As many as 99 doctors in the country, a majority of the general practitioners, have succumbed to COVID-19, the Indian Medical Association (IMA) said on Wednesday and declared a red alert for medicos and medical administrators asking them to raise their guard. According to IMA National COVID registry data, of the total 1,302 doctors infected with COVID-19, 99 have succumbed to the disease. Of those dead, 73 were above the age of 50 years, 19 in the age-group of 35-50, and seven below 35 years, the data showed.
“IMA declares RED ALERT to doctors and medical administrators to raise their guard. If COVID-19 mortality has to be lessened, it has to start with doctors and hospitals,” the doctors’ body said in a statement.
The IMA strongly advocated the leadership of doctors in adopting all scientific best practices.
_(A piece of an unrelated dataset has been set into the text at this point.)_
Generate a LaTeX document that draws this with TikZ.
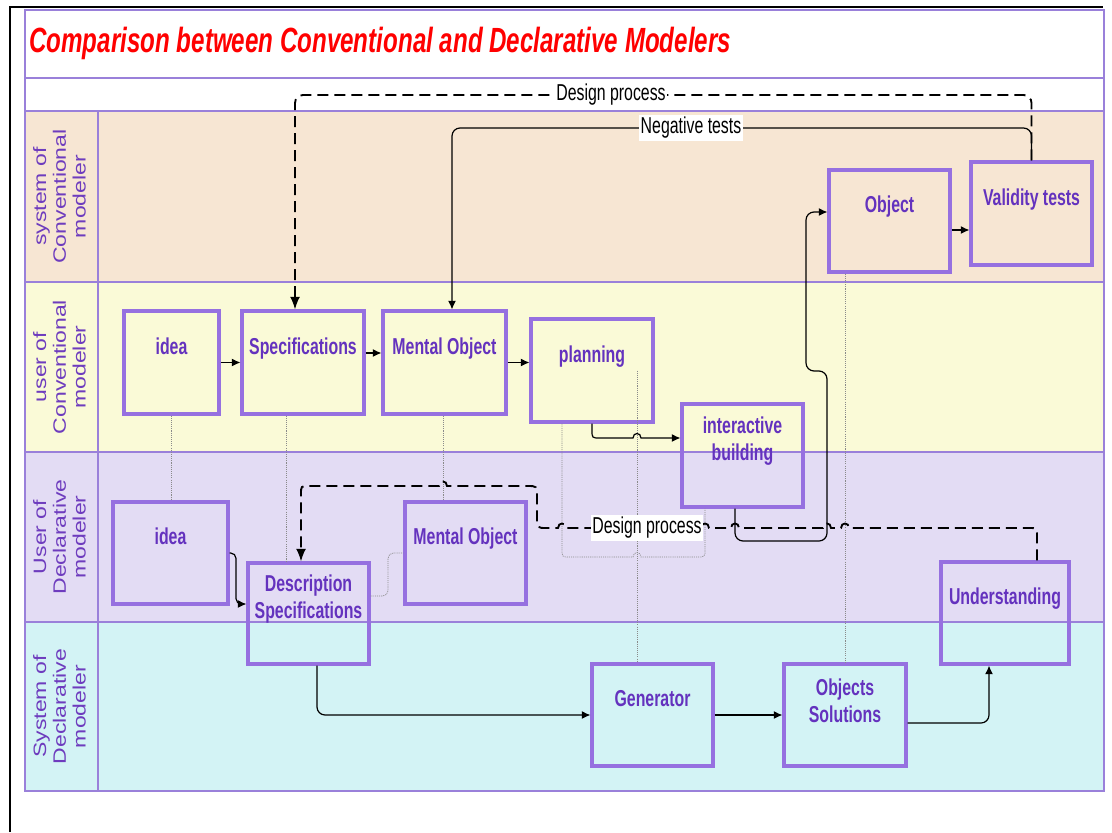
\documentclass[tikz,border=0pt]{standalone}
\usepackage{fontspec}
\usepackage{graphicx}
\setmainfont{Liberation Sans}
\newfontfamily\narrowfont[FakeStretch=0.69]{Liberation Sans}
\usetikzlibrary{arrows.meta}

\definecolor{cLaneA}{HTML}{F7E6D3}
\definecolor{cLaneB}{HTML}{FAFAD7}
\definecolor{cLaneC}{HTML}{E3DCF4}
\definecolor{cLaneD}{HTML}{D3F3F5}
\definecolor{cRule}{HTML}{9A80DA}
\definecolor{cBoxLine}{HTML}{9670E0}
\definecolor{cBoxText}{HTML}{6432BE}
\definecolor{cLaneText}{HTML}{6E3CBE}
\definecolor{cTrace}{HTML}{8A8A8A}

\begin{document}
\begin{tikzpicture}[x=0.75pt, y=-0.75pt,
  band/.style={draw=cRule, line width=1.1pt},
  procbox/.style={draw=cBoxLine, line width=2.3pt, inner sep=0pt},
  boxlabel/.style={font=\narrowfont\bfseries\fontsize{17.25pt}{20.25pt}\selectfont,
    text=cBoxText, align=center, inner sep=0pt},
  oneline/.style={text height=12.5pt, text depth=4pt},
  lanelabel/.style={font=\fontsize{17.25pt}{19pt}\selectfont, text=cLaneText,
    rotate=90, inner sep=0pt},
  flow/.style={draw=black, line width=0.9pt, -{Latex[length=6.5pt,width=6pt]}},
  design/.style={draw=black, line width=1.4pt, dash pattern=on 8.25pt off 4.5pt,
    -{Latex[length=9.5pt,width=7.5pt]}},
  trace/.style={draw=cTrace, line width=0.55pt, dash pattern=on 0.8pt off 0.8pt},
  pathlabel/.style={font=\narrowfont\fontsize{17.25pt}{20pt}\selectfont, fill=white,
    inner xsep=1pt, inner ysep=1.5pt},
]
\useasboundingbox (0,0) rectangle (1112,832);

% ---- table: title row, process row and the four swimlanes ----
\draw[band, fill=white] (25,10) rectangle (1104,78);
\draw[band, fill=white] (25,78) rectangle (1104,111);
\draw[band, fill=cLaneA] (25,111) rectangle (1104,282);
\draw[band, fill=cLaneB] (25,282) rectangle (1104,452);
\draw[band, fill=cLaneC] (25,452) rectangle (1104,622);
\draw[band, fill=cLaneD] (25,622) rectangle (1104,791);
\draw[band] (98,111) -- (98,791);

% outer frame
\draw[black, line width=1.9pt] (10,832) -- (10,7) -- (1103,7);

\node[anchor=base west, inner sep=0pt, text=red,
  font=\narrowfont\bfseries\itshape\fontsize{26.25pt}{30pt}\selectfont]
  (title) at (29,52) {Comparison between Conventional and Declarative Modelers};

% lane headings
\node[lanelabel] (laneA) at (62,196.5)
  {\scalebox{1}[0.78]{\begin{tabular}{@{}c@{}}system of\\Conventional\\modeler\end{tabular}}};
\node[lanelabel] (laneB) at (62,367)
  {\scalebox{1}[0.78]{\begin{tabular}{@{}c@{}}user of\\Conventional\\modeler\end{tabular}}};
\node[lanelabel] (laneC) at (62,537)
  {\scalebox{1}[0.78]{\begin{tabular}{@{}c@{}}User of\\Declarative\\modeler\end{tabular}}};
\node[lanelabel] (laneD) at (62,706.5)
  {\scalebox{1}[0.78]{\begin{tabular}{@{}c@{}}System of\\Declarative\\modeler\end{tabular}}};

% ---- process boxes ----
\node[procbox, minimum width=71.25pt, minimum height=77.25pt] (ideaC) at (171.5,362.5) {};
\node[procbox, minimum width=91.5pt, minimum height=77.25pt] (specC) at (303,362.5) {};
\node[procbox, minimum width=92.25pt, minimum height=77.25pt] (mentalC) at (444.5,362.5) {};
\node[procbox, minimum width=91.5pt, minimum height=77.25pt] (plan) at (592,370.5) {};
\node[procbox, minimum width=90.75pt, minimum height=77.25pt] (build) at (742.5,455.5) {};
\node[procbox, minimum width=90.75pt, minimum height=76.5pt] (object) at (889.5,221) {};
\node[procbox, minimum width=90.75pt, minimum height=77.25pt] (valid) at (1031.5,213.5) {};
\node[procbox, minimum width=86.25pt, minimum height=76.5pt] (ideaD) at (170.5,553) {};
\node[procbox, minimum width=90.75pt, minimum height=75.75pt] (descD) at (308.5,613.5) {};
\node[procbox, minimum width=90.75pt, minimum height=76.5pt] (mentalD) at (465.5,553) {};
\node[procbox, minimum width=96pt, minimum height=76.5pt] (underD) at (1005,613) {};
\node[procbox, minimum width=90.75pt, minimum height=76.5pt] (gen) at (652.5,715) {};
\node[procbox, minimum width=91.5pt, minimum height=76.5pt] (sols) at (845,715) {};

\node[boxlabel, oneline] (ideaC-t) at ([yshift=10.5pt]ideaC.center) {idea};
\node[boxlabel, oneline] (specC-t) at ([yshift=10.5pt]specC.center) {Specifications};
\node[boxlabel, oneline] (mentalC-t) at ([yshift=10.5pt]mentalC.center) {Mental Object};
\node[boxlabel, oneline] (plan-t) at ([yshift=10.5pt]plan.center) {planning};
\node[boxlabel] (build-t) at ([yshift=10.5pt]build.center) {interactive\\building};
\node[boxlabel, oneline] (object-t) at ([yshift=10.5pt]object.center) {Object};
\node[boxlabel, oneline] (valid-t) at ([yshift=10.5pt]valid.center) {Validity tests};
\node[boxlabel, oneline] (ideaD-t) at ([yshift=10.5pt]ideaD.center) {idea};
\node[boxlabel] (descD-t) at ([yshift=10.5pt]descD.center) {Description\\Specifications};
\node[boxlabel, oneline] (mentalD-t) at ([yshift=10.5pt]mentalD.center) {Mental Object};
\node[boxlabel, oneline] (underD-t) at ([yshift=10.5pt]underD.center) {Understanding};
\node[boxlabel, oneline] (gen-t) at ([yshift=10.5pt]gen.center) {Generator};
\node[boxlabel] (sols-t) at ([yshift=10.5pt]sols.center) {Objects\\Solutions};

% ---- dotted correspondences ----
\draw[trace] (ideaC.south) -- (ideaC.south |- ideaD.north);
\draw[trace] (specC.south -| 286,0) -- (descD.north -| 286,0);
\draw[trace] (mentalC.south -| 443.5,0) -- (mentalD.north -| 443.5,0);
\draw[trace, rounded corners=4pt] (descD.east |- 0,596) -| (388,553) -- (mentalD.west);
\draw[trace] (plan.center -| 637,0) -- (gen.north -| 637,0);
\draw[trace] (object.south -| 845,0) -- (sols.north);
\draw[trace] (plan.south -| 562,0) -- (562,549) .. controls (562,557) .. (570,557)
  -- (633,557) .. controls (633,551) and (641,551) .. (641,557)
  -- (697,557) .. controls (705,557) .. (705,549) -- (build.south -| 705,0);

% ---- solid flows ----
\draw[flow, rounded corners=6pt] (valid.north) |- (452,128) -- (mentalC.north -| 452,0);
\draw[flow] (ideaC.east) -- (specC.west);
\draw[flow] (specC.east |- 0,353) -- (mentalC.west |- 0,353);
\draw[flow] (mentalC.east) -- (plan.west |- mentalC.east);
\draw[flow] (plan.south) -- (592,430) .. controls (592,438) .. (600,438)
  -- (633,438) .. controls (633,432) and (641,432) .. (641,438) -- (build.west |- 0,438);
\draw[flow, rounded corners=6pt] (build.south -| 735,0) |- (827,541) |- (806,371)
  |- (object.west |- 0,212);
\draw[flow] (object.east |- 0,230) -- (valid.west |- 0,230);
\draw[flow, rounded corners=4pt] (ideaD.east) -- (236,553) -- (236,604) -- (descD.west |- 0,604);
\draw[flow, rounded corners=6pt] (descD.south -| 317,0) |- (gen.west);
\draw[flow] (gen.east) -- (sols.west);
\draw[flow, rounded corners=6pt] (sols.east |- 0,723) -| (underD.south -| 989,0);

% ---- dashed design process loops ----
\draw[design, rounded corners=6pt] (valid.north) |- (295,95) -- (specC.north -| 295,0);
\draw[design] (underD.north -| 1037,0) -- (1037,536) .. controls (1037,528) .. (1029,528)
  -- (849,528) .. controls (849,522) and (841,522) .. (841,528)
  -- (831,528) .. controls (831,522) and (823,522) .. (823,528)
  -- (739,528) .. controls (739,522) and (731,522) .. (731,528)
  -- (709,528) .. controls (709,522) and (701,522) .. (701,528)
  -- (566,528) .. controls (566,522) and (558,522) .. (558,528)
  -- (547,528) .. controls (537,528) .. (537,518)
  -- (537,496) .. controls (537,486) .. (527,486)
  -- (447,486) .. controls (447,480) and (439,480) .. (439,486)
  -- (309,486) .. controls (301,486) .. (301,494)
  -- (descD.north -| 301,0);

% ---- connector labels ----
\node[pathlabel] (designTop) at (611,95) {Design process};
\node[pathlabel] (negative) at (691,128) {Negative tests};
\node[pathlabel] (designLow) at (647,528) {Design process};
\end{tikzpicture}
\end{document}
This requires intense review and updating of all administrative setups in the hospitals, including infection control protocols. Any gap in providing for the safety of doctors, nurses and staff has to be plugged, it said in the statement.
A feedback system from the doctors, employees, and the public needs to be put in place. Cleaning and sanitising protocols should be meticulously adhered to, the IMA said.
“Analysis of data shows that while senior and young doctors are equally infected with COVID-19, mortality is higher among elders. While this is on expected lines, there is scope for lessening deaths across the age spectrum. Meticulous adherence to norms and discipline inside hospitals will have a salutary effect,” the statement said.
National President of IMA Dr Rajan Sharma said that while the medical profession remains the beacon of hope for the nation to lead the exit from the pandemic, COVID-19 death among doctors has become a matter of great concern.
“IMA strongly advocates the leadership of doctors in adopting all scientific best practices. Doctors need to take charge of the situation and ensure the safety of themselves, their families, their colleagues, and staff.”
Senior doctors who are decision-makers for the institutions have enhanced responsibility of taking care of their flock, the IMA national president said.
“Friendly and scientific batch posting needs to be implemented. Working hours should be tempered by concerns of safety. Providing for PPEs, training, physical distancing and sanitizers should be monitored on a daily basis.
“Operation theaters, labor rooms, laboratories, and casualties require special care. ICUs and Critical Care units deserve close scrutiny for adherence to best practices and protocols,” Secretary-General of IMA Dr RV Asokan said.